[begin Provided material]

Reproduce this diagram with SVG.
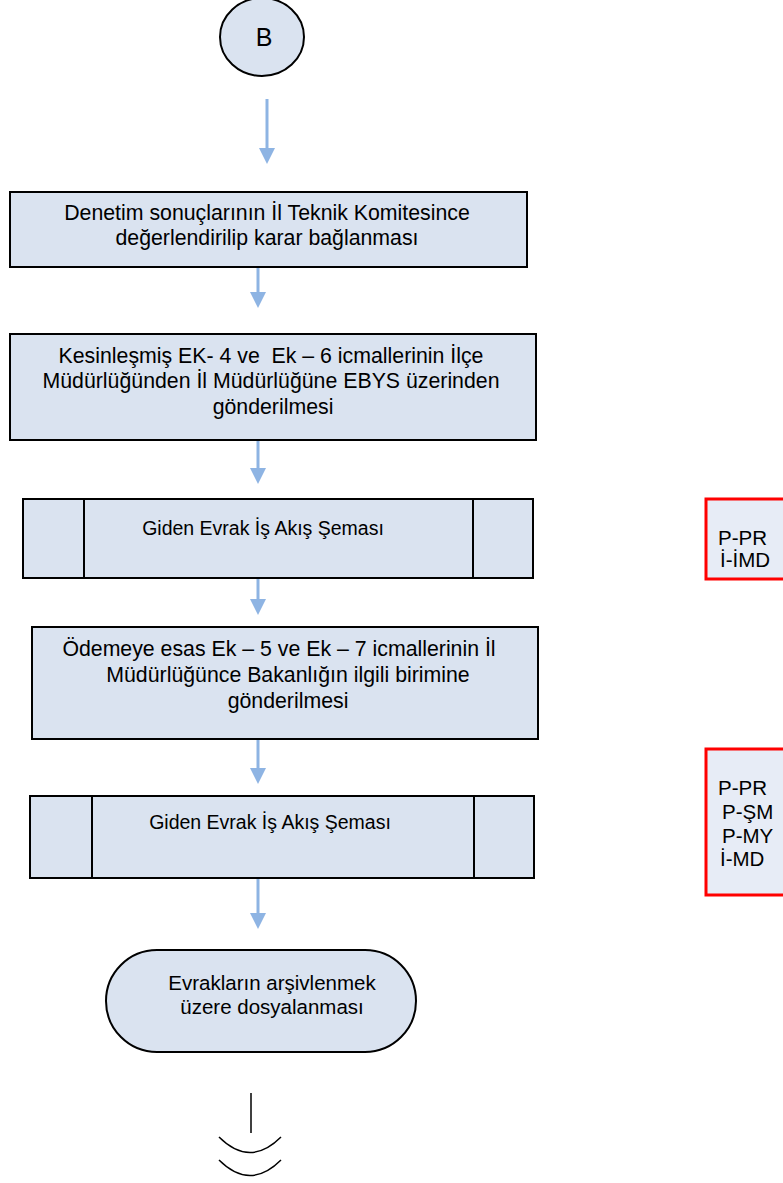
<svg xmlns="http://www.w3.org/2000/svg" width="783" height="1183" viewBox="0 0 783 1183">
<defs>
<style>
.box{fill:#DAE3F0;stroke:#000;stroke-width:2}
.ref{fill:#E7ECF6;stroke:#FF0000;stroke-width:3}
.t{font-family:"Liberation Sans",Arial,sans-serif;font-size:21.3px;fill:#000;white-space:pre}
.s{font-size:19.5px}
.r{font-size:20.5px}
.m{text-anchor:middle}
.con{stroke:#8EB4E3;stroke-width:3;fill:none}
.blk{stroke:#000;stroke-width:1.5;fill:none}
</style>
</defs>
<rect width="783" height="1183" fill="#fff"/>
<g id="connectors">
<path class="con" d="M267,99 V150"/><path d="M259,148 L275,148 L267,164 Z" fill="#8EB4E3"/>
<path class="con" d="M258,267 V294"/><path d="M250,292 L266,292 L258,308 Z" fill="#8EB4E3"/>
<path class="con" d="M258,441 V470"/><path d="M250,468 L266,468 L258,484 Z" fill="#8EB4E3"/>
<path class="con" d="M258,579 V601"/><path d="M250,599 L266,599 L258,615 Z" fill="#8EB4E3"/>
<path class="con" d="M258,740 V770"/><path d="M250,768 L266,768 L258,784 Z" fill="#8EB4E3"/>
<path class="con" d="M258,879 V915"/><path d="M250,913 L266,913 L258,929 Z" fill="#8EB4E3"/>
</g>
<g id="nodeB">
<ellipse cx="262" cy="37" rx="42" ry="39" fill="#DAE3F0" stroke="#000" stroke-width="2"/>
<text class="t m" x="264" y="46" style="font-size:25px">B</text>
</g>
<g id="n1">
<rect class="box" x="10" y="192" width="517" height="75"/>
<text class="t m" x="267" y="220">Denetim sonuçlarının İl Teknik Komitesince</text>
<text class="t m" x="267" y="245">değerlendirilip karar bağlanması</text>
</g>
<g id="n2">
<rect class="box" x="10" y="334" width="526" height="106"/>
<text class="t m" x="271" y="363">Kesinleşmiş EK- 4 ve  Ek – 6 icmallerinin İlçe</text>
<text class="t m" x="271" y="388">Müdürlüğünden İl Müdürlüğüne EBYS üzerinden</text>
<text class="t m" x="273" y="414">gönderilmesi</text>
</g>
<g id="n3">
<rect class="box" x="23" y="499" width="510" height="79"/>
<path class="blk" d="M84,499 V578 M473,499 V578" style="stroke-width:2"/>
<text class="t s m" x="263" y="535">Giden Evrak İş Akış Şeması</text>
</g>
<g id="n4">
<rect class="box" x="32" y="627" width="506" height="112"/>
<text class="t m" x="279" y="656">Ödemeye esas Ek – 5 ve Ek – 7 icmallerinin İl</text>
<text class="t m" x="288" y="682">Müdürlüğünce Bakanlığın ilgili birimine</text>
<text class="t m" x="288" y="708">gönderilmesi</text>
</g>
<g id="n5">
<rect class="box" x="30" y="796" width="504" height="82"/>
<path class="blk" d="M92,796 V878 M474,796 V878" style="stroke-width:2"/>
<text class="t s m" x="270" y="829">Giden Evrak İş Akış Şeması</text>
</g>
<g id="n6">
<rect class="box" x="106" y="950" width="310" height="102" rx="51" ry="51"/>
<text class="t r m" x="272" y="990">Evrakların arşivlenmek</text>
<text class="t r m" x="272" y="1014">üzere dosyalanması</text>
</g>
<g id="end">
<path class="blk" d="M251,1093 V1133"/>
<path class="blk" d="M219,1137 Q250,1168 281,1137"/>
<path class="blk" d="M219,1160 Q250,1191 281,1160"/>
</g>
<g id="refA">
<rect class="ref" x="706" y="499" width="80" height="80"/>
<text class="t r" x="718" y="545">P-PR</text>
<text class="t r" x="720" y="567">İ-İMD</text>
</g>
<g id="refB">
<rect class="ref" x="706" y="749" width="80" height="146"/>
<text class="t r" x="718" y="795">P-PR</text>
<text class="t r" x="722" y="819">P-ŞM</text>
<text class="t r" x="722" y="843">P-MY</text>
<text class="t r" x="720" y="866">İ-MD</text>
</g>
</svg>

[end Provided material]

◆ **Stated task**: Output an exact copy of the material, with the pictures removed.

◆ **Exercise result**:
Reproduce this diagram with SVG.
<svg xmlns="http://www.w3.org/2000/svg" width="783" height="1183" viewBox="0 0 783 1183">
<defs>
<style>
.box{fill:#DAE3F0;stroke:#000;stroke-width:2}
.ref{fill:#E7ECF6;stroke:#FF0000;stroke-width:3}
.t{font-family:"Liberation Sans",Arial,sans-serif;font-size:21.3px;fill:#000;white-space:pre}
.s{font-size:19.5px}
.r{font-size:20.5px}
.m{text-anchor:middle}
.con{stroke:#8EB4E3;stroke-width:3;fill:none}
.blk{stroke:#000;stroke-width:1.5;fill:none}
</style>
</defs>
<rect width="783" height="1183" fill="#fff"/>
<g id="connectors">
<path class="con" d="M267,99 V150"/><path d="M259,148 L275,148 L267,164 Z" fill="#8EB4E3"/>
<path class="con" d="M258,267 V294"/><path d="M250,292 L266,292 L258,308 Z" fill="#8EB4E3"/>
<path class="con" d="M258,441 V470"/><path d="M250,468 L266,468 L258,484 Z" fill="#8EB4E3"/>
<path class="con" d="M258,579 V601"/><path d="M250,599 L266,599 L258,615 Z" fill="#8EB4E3"/>
<path class="con" d="M258,740 V770"/><path d="M250,768 L266,768 L258,784 Z" fill="#8EB4E3"/>
<path class="con" d="M258,879 V915"/><path d="M250,913 L266,913 L258,929 Z" fill="#8EB4E3"/>
</g>
<g id="nodeB">
<ellipse cx="262" cy="37" rx="42" ry="39" fill="#DAE3F0" stroke="#000" stroke-width="2"/>
<text class="t m" x="264" y="46" style="font-size:25px">B</text>
</g>
<g id="n1">
<rect class="box" x="10" y="192" width="517" height="75"/>
<text class="t m" x="267" y="220">Denetim sonuçlarının İl Teknik Komitesince</text>
<text class="t m" x="267" y="245">değerlendirilip karar bağlanması</text>
</g>
<g id="n2">
<rect class="box" x="10" y="334" width="526" height="106"/>
<text class="t m" x="271" y="363">Kesinleşmiş EK- 4 ve  Ek – 6 icmallerinin İlçe</text>
<text class="t m" x="271" y="388">Müdürlüğünden İl Müdürlüğüne EBYS üzerinden</text>
<text class="t m" x="273" y="414">gönderilmesi</text>
</g>
<g id="n3">
<rect class="box" x="23" y="499" width="510" height="79"/>
<path class="blk" d="M84,499 V578 M473,499 V578" style="stroke-width:2"/>
<text class="t s m" x="263" y="535">Giden Evrak İş Akış Şeması</text>
</g>
<g id="n4">
<rect class="box" x="32" y="627" width="506" height="112"/>
<text class="t m" x="279" y="656">Ödemeye esas Ek – 5 ve Ek – 7 icmallerinin İl</text>
<text class="t m" x="288" y="682">Müdürlüğünce Bakanlığın ilgili birimine</text>
<text class="t m" x="288" y="708">gönderilmesi</text>
</g>
<g id="n5">
<rect class="box" x="30" y="796" width="504" height="82"/>
<path class="blk" d="M92,796 V878 M474,796 V878" style="stroke-width:2"/>
<text class="t s m" x="270" y="829">Giden Evrak İş Akış Şeması</text>
</g>
<g id="n6">
<rect class="box" x="106" y="950" width="310" height="102" rx="51" ry="51"/>
<text class="t r m" x="272" y="990">Evrakların arşivlenmek</text>
<text class="t r m" x="272" y="1014">üzere dosyalanması</text>
</g>
<g id="end">
<path class="blk" d="M251,1093 V1133"/>
<path class="blk" d="M219,1137 Q250,1168 281,1137"/>
<path class="blk" d="M219,1160 Q250,1191 281,1160"/>
</g>
<g id="refA">
<rect class="ref" x="706" y="499" width="80" height="80"/>
<text class="t r" x="718" y="545">P-PR</text>
<text class="t r" x="720" y="567">İ-İMD</text>
</g>
<g id="refB">
<rect class="ref" x="706" y="749" width="80" height="146"/>
<text class="t r" x="718" y="795">P-PR</text>
<text class="t r" x="722" y="819">P-ŞM</text>
<text class="t r" x="722" y="843">P-MY</text>
<text class="t r" x="720" y="866">İ-MD</text>
</g>
</svg>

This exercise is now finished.